• RECORD EXTRACTS
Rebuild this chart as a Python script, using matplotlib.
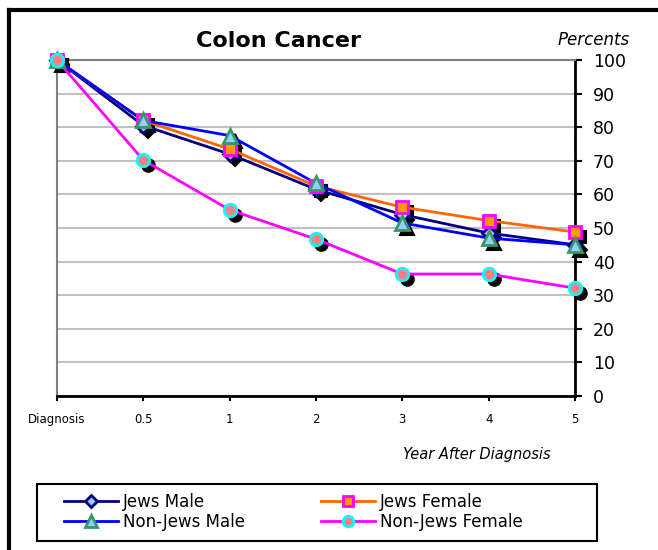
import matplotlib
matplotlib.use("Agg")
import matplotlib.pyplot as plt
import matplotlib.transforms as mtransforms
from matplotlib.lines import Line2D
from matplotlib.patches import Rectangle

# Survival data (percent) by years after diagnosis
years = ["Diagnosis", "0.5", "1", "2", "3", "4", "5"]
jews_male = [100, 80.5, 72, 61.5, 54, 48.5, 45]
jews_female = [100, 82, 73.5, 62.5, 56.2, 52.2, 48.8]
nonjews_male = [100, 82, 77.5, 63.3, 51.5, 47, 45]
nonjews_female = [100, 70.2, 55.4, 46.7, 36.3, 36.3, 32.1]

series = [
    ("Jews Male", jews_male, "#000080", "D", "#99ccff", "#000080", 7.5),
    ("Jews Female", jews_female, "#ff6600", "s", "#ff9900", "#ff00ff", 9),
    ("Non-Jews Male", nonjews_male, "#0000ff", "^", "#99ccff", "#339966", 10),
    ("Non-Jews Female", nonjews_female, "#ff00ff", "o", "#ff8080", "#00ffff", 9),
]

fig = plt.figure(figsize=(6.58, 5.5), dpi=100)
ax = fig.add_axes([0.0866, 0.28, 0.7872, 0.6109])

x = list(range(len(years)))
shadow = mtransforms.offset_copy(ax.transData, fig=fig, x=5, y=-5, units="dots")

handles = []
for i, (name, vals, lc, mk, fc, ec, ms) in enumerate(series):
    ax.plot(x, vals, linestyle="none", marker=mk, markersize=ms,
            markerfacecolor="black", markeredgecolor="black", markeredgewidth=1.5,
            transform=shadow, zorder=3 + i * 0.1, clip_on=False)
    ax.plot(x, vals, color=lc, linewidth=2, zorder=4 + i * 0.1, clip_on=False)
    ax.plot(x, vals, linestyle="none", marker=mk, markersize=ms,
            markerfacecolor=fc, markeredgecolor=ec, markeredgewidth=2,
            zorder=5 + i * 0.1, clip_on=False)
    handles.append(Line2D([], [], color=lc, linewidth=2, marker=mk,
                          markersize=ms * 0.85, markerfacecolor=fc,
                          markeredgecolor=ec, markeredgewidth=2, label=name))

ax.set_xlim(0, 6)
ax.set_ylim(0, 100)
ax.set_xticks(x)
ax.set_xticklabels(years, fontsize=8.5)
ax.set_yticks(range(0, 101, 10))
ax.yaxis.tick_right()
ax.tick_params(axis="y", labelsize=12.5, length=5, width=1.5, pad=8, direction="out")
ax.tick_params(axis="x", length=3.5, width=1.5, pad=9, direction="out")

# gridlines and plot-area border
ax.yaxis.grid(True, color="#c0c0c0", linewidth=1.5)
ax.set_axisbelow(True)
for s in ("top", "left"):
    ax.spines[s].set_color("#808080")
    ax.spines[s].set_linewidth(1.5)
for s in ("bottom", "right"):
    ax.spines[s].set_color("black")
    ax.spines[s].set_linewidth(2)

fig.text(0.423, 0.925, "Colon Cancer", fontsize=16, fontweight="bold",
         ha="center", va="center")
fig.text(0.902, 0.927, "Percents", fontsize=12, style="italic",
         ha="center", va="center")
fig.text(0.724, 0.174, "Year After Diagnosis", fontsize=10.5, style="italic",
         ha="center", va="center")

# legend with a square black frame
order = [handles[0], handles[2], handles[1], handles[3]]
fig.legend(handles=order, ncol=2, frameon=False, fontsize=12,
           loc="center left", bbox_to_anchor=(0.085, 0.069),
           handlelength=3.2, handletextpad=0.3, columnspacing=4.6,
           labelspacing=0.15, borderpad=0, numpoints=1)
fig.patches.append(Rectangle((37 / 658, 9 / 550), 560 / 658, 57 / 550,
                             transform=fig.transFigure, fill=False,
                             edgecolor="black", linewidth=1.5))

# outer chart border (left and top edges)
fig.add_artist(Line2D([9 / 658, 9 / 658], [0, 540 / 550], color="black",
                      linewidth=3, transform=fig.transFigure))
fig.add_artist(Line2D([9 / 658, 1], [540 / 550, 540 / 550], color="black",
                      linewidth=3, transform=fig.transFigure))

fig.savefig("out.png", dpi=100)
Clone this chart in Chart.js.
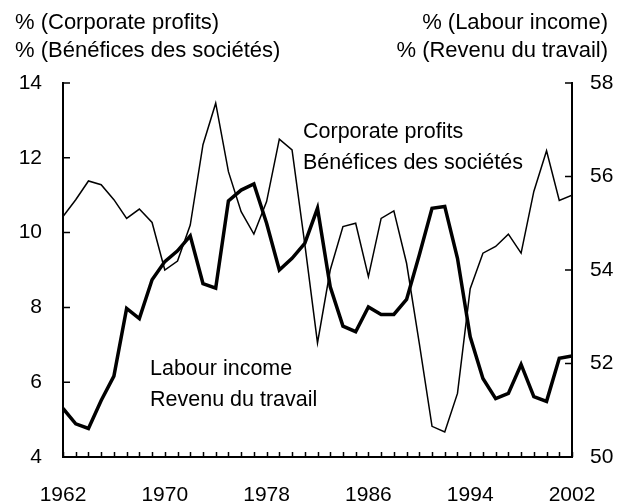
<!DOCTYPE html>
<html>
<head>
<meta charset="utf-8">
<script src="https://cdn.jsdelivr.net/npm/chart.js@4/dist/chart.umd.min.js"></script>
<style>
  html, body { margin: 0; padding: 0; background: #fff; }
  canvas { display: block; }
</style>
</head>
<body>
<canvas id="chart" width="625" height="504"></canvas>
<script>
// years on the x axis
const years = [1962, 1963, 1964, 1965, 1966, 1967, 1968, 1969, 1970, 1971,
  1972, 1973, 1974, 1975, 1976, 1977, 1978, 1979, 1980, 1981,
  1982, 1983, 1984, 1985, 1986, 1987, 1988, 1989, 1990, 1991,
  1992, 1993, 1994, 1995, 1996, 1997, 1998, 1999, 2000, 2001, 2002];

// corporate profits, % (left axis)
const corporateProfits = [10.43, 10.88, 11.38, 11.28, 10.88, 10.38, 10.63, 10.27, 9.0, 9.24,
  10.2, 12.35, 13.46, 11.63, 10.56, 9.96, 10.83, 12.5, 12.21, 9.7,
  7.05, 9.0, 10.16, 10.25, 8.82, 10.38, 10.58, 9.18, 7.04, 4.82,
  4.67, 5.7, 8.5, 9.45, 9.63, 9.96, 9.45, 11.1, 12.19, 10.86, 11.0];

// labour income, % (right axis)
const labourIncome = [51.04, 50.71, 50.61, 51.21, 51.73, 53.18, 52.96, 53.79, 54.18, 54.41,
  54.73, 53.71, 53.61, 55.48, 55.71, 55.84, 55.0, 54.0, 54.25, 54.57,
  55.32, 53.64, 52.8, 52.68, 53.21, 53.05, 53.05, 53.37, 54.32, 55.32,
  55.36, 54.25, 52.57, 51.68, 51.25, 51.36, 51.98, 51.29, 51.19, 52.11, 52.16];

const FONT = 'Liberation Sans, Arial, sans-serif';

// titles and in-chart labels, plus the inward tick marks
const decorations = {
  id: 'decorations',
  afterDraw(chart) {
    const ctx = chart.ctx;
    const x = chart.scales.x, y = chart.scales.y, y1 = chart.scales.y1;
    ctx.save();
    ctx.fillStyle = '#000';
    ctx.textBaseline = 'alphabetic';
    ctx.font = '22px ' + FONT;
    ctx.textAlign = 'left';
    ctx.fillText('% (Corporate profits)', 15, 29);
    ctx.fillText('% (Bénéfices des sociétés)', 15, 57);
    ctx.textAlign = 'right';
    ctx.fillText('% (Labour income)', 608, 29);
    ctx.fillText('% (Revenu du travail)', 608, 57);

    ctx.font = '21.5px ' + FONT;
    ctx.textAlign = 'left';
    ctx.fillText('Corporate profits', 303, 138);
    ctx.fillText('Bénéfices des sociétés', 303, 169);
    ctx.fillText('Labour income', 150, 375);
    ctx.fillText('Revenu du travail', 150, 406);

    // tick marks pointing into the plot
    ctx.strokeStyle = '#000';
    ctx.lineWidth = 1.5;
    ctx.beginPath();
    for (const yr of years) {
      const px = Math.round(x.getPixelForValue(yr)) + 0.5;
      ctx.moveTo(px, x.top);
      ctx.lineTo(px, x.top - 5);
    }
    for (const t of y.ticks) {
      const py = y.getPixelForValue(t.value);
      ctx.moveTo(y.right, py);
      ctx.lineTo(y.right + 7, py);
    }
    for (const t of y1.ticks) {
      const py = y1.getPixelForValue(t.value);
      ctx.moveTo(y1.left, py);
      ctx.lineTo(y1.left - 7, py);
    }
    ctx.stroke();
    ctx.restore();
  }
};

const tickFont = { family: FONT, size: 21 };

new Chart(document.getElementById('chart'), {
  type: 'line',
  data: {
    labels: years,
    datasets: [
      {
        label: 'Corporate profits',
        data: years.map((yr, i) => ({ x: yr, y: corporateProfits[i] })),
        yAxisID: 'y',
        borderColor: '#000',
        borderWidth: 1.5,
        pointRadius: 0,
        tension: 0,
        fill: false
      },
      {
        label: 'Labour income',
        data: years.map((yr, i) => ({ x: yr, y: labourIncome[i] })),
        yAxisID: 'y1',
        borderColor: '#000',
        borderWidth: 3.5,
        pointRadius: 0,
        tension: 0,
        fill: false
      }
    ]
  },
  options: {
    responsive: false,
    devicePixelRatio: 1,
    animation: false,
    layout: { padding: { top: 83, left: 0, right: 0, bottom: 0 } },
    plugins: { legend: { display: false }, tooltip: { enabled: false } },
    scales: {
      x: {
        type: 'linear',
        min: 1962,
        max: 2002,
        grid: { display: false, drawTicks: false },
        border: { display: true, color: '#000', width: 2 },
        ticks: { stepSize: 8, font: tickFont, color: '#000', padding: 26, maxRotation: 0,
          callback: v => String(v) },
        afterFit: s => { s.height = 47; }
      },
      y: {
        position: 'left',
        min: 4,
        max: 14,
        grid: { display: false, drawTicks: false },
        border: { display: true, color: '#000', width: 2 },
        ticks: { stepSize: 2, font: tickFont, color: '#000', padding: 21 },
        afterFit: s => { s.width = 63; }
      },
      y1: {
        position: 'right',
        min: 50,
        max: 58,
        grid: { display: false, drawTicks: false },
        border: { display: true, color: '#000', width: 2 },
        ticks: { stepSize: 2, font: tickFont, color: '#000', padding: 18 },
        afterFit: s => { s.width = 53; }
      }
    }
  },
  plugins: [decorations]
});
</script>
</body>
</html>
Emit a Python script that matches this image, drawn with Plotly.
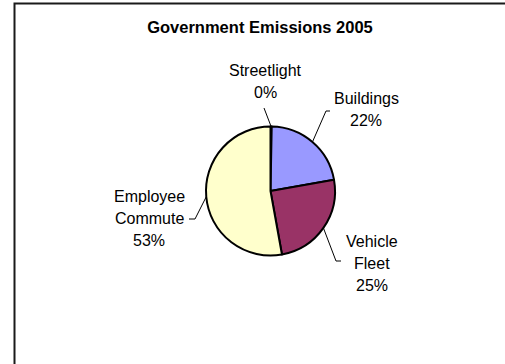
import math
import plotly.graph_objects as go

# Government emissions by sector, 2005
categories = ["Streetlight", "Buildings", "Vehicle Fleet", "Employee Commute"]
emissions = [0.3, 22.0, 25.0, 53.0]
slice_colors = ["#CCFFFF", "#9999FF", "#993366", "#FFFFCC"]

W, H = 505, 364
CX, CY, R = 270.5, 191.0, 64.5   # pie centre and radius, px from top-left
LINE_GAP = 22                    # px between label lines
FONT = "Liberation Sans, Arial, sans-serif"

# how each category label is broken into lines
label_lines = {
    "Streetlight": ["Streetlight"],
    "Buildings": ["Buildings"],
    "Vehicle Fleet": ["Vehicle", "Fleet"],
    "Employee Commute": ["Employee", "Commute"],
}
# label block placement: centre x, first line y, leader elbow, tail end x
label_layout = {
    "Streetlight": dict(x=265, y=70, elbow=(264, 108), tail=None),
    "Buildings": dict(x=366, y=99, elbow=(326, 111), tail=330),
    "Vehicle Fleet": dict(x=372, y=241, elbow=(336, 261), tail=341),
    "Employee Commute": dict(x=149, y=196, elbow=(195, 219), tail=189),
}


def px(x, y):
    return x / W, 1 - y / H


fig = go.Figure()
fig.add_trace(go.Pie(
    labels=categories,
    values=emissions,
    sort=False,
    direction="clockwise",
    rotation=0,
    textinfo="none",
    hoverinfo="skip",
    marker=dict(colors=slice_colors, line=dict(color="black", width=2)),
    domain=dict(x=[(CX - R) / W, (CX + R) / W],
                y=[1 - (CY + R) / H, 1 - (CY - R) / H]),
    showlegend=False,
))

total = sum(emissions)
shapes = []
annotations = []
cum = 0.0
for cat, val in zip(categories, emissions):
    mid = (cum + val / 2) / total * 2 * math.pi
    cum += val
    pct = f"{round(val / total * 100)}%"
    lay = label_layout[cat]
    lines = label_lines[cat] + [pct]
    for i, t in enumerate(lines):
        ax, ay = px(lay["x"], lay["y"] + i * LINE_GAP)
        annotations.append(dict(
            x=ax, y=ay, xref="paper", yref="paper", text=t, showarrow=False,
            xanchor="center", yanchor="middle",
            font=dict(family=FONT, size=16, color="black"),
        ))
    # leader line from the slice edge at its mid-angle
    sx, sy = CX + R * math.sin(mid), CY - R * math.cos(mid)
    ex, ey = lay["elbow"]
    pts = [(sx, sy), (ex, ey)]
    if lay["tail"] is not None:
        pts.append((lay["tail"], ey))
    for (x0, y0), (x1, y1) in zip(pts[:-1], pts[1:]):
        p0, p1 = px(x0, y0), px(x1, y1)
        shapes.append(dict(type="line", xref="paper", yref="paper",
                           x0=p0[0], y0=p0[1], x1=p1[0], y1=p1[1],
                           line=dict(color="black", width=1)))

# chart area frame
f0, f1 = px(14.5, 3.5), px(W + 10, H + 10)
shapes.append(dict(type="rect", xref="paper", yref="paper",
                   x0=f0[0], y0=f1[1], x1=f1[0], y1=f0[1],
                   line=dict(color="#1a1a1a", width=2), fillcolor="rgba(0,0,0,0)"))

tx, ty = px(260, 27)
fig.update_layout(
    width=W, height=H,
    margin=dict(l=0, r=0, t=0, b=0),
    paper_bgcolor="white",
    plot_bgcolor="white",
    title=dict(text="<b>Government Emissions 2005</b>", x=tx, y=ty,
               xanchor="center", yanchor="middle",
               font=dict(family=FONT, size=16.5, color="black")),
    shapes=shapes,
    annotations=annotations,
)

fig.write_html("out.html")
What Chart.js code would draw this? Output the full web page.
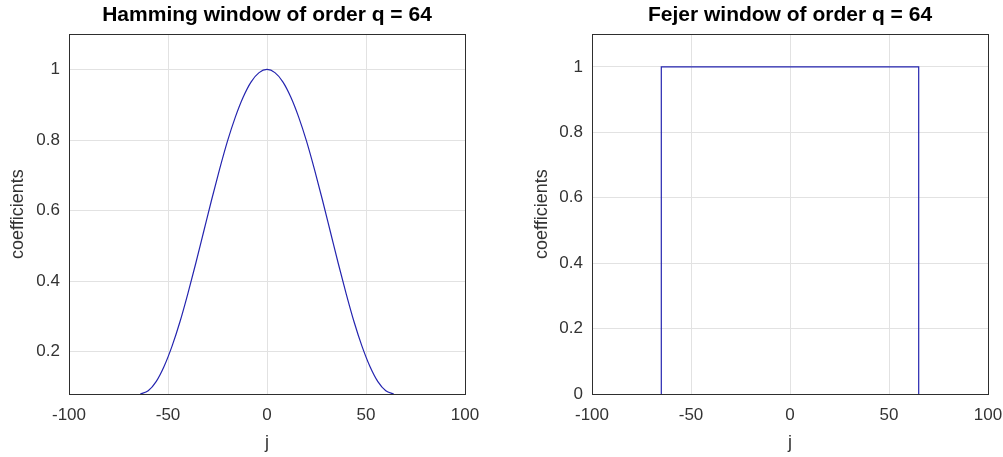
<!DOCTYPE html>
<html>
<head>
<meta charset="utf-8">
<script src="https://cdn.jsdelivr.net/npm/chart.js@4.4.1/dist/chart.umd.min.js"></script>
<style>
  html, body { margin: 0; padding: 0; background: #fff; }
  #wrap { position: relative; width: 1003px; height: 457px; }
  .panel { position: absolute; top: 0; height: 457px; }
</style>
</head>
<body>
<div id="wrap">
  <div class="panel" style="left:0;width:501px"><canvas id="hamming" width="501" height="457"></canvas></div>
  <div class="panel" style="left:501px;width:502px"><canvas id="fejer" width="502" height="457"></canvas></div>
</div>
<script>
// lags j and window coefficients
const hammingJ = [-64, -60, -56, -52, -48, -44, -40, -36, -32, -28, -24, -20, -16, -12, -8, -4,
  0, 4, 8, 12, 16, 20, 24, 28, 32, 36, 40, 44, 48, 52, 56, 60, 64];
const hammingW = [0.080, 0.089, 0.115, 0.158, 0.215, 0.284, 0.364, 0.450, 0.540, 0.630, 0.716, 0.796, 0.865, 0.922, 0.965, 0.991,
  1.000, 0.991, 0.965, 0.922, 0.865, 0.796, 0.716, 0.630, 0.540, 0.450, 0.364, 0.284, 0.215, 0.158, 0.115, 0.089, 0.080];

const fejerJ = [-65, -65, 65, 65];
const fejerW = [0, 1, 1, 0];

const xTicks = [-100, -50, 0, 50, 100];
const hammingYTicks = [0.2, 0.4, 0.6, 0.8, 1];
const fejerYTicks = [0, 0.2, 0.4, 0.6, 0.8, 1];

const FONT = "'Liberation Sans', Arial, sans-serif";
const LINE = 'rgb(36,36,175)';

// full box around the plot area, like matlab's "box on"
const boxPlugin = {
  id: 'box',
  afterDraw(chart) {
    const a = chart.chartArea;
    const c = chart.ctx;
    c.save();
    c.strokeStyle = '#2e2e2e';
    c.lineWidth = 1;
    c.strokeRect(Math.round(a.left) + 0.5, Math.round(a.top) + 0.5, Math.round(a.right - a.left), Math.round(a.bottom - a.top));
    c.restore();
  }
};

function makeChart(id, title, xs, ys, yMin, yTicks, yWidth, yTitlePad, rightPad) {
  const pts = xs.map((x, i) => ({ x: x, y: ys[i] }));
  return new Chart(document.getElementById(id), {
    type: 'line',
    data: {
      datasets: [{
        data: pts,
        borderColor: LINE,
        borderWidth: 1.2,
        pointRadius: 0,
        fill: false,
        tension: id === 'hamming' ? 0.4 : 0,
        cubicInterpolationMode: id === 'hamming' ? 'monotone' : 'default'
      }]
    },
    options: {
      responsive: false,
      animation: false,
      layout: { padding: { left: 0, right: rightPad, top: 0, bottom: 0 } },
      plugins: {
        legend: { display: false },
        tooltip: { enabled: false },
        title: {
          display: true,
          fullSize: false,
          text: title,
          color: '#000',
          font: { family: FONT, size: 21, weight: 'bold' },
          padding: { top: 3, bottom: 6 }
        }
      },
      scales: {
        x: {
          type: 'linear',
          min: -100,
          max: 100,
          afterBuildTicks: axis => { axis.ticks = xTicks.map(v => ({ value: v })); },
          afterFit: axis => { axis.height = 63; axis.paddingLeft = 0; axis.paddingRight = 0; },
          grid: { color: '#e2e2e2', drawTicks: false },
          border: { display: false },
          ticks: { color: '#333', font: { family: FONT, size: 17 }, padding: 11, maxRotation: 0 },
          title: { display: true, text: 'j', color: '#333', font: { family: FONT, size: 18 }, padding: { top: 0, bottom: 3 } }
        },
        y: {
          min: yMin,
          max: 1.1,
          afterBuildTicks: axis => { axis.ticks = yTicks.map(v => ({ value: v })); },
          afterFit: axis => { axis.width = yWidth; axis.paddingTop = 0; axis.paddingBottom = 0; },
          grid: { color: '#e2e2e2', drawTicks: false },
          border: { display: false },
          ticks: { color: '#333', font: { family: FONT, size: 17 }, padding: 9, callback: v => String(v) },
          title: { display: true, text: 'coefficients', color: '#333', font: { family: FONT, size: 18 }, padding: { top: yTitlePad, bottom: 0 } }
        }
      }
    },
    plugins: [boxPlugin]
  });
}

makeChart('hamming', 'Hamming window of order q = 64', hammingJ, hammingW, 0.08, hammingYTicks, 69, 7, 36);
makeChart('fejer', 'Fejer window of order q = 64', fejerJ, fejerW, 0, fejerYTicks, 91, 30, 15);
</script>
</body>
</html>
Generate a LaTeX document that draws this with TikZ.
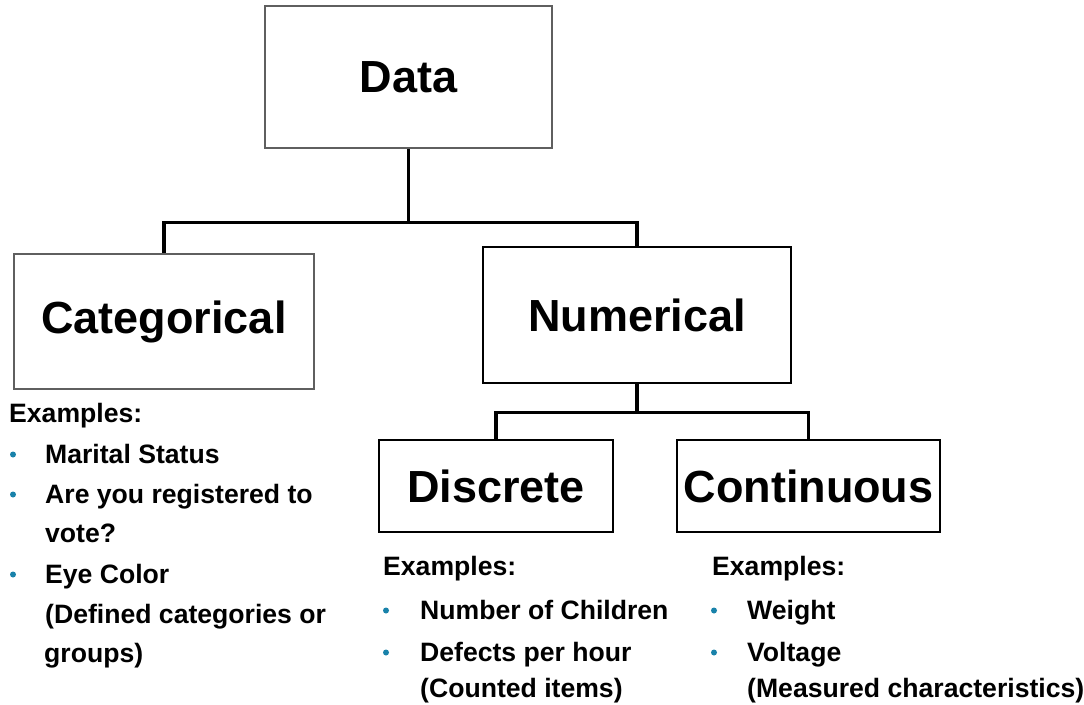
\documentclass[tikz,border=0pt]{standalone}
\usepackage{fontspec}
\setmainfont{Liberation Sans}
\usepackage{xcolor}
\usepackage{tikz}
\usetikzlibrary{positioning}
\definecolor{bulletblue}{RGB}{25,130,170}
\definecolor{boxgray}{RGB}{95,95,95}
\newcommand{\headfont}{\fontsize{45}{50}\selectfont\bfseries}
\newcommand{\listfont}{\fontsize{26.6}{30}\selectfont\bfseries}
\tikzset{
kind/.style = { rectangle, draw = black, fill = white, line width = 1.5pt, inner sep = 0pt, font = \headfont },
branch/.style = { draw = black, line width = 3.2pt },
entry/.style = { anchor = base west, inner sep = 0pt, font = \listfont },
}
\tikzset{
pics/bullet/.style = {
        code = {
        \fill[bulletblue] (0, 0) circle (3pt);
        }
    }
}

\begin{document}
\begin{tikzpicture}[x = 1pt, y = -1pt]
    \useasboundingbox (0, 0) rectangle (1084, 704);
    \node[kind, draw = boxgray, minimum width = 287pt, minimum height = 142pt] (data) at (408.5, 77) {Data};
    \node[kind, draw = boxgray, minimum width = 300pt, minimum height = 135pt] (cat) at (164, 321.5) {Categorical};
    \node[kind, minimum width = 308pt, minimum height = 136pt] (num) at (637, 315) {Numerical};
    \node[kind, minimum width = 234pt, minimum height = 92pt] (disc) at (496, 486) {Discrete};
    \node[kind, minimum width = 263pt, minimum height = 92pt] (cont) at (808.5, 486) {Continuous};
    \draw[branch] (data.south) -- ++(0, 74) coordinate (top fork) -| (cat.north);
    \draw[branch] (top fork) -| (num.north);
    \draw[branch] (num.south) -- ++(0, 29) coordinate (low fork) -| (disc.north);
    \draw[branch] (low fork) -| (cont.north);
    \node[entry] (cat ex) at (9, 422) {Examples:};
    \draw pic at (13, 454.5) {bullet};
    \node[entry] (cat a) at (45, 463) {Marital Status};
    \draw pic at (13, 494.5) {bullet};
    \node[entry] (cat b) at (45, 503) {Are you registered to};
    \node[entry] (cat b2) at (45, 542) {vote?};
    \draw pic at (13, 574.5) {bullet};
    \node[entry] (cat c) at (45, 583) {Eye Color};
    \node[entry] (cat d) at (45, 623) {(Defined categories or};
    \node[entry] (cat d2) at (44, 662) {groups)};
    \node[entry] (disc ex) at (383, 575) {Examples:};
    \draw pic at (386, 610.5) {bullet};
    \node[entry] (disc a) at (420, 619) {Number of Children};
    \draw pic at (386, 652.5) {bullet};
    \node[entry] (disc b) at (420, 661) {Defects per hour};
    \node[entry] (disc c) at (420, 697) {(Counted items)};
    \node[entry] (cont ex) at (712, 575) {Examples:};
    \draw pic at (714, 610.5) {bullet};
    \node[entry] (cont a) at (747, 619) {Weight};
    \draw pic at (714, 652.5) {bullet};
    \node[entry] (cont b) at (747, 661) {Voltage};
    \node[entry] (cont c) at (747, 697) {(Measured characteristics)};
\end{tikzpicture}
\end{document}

• TASK BRIEF
Make an exact copy of the lines from the top of the material through the line with "from matplotlib.patches import Rectangle", pictures excluded.

• THE ANSWER
Rebuild this chart as a Python script, using matplotlib.
import matplotlib
matplotlib.use("Agg")
import matplotlib.pyplot as plt
import matplotlib.transforms as mtransforms
from matplotlib.lines import Line2D
from matplotlib.patches import Rectangle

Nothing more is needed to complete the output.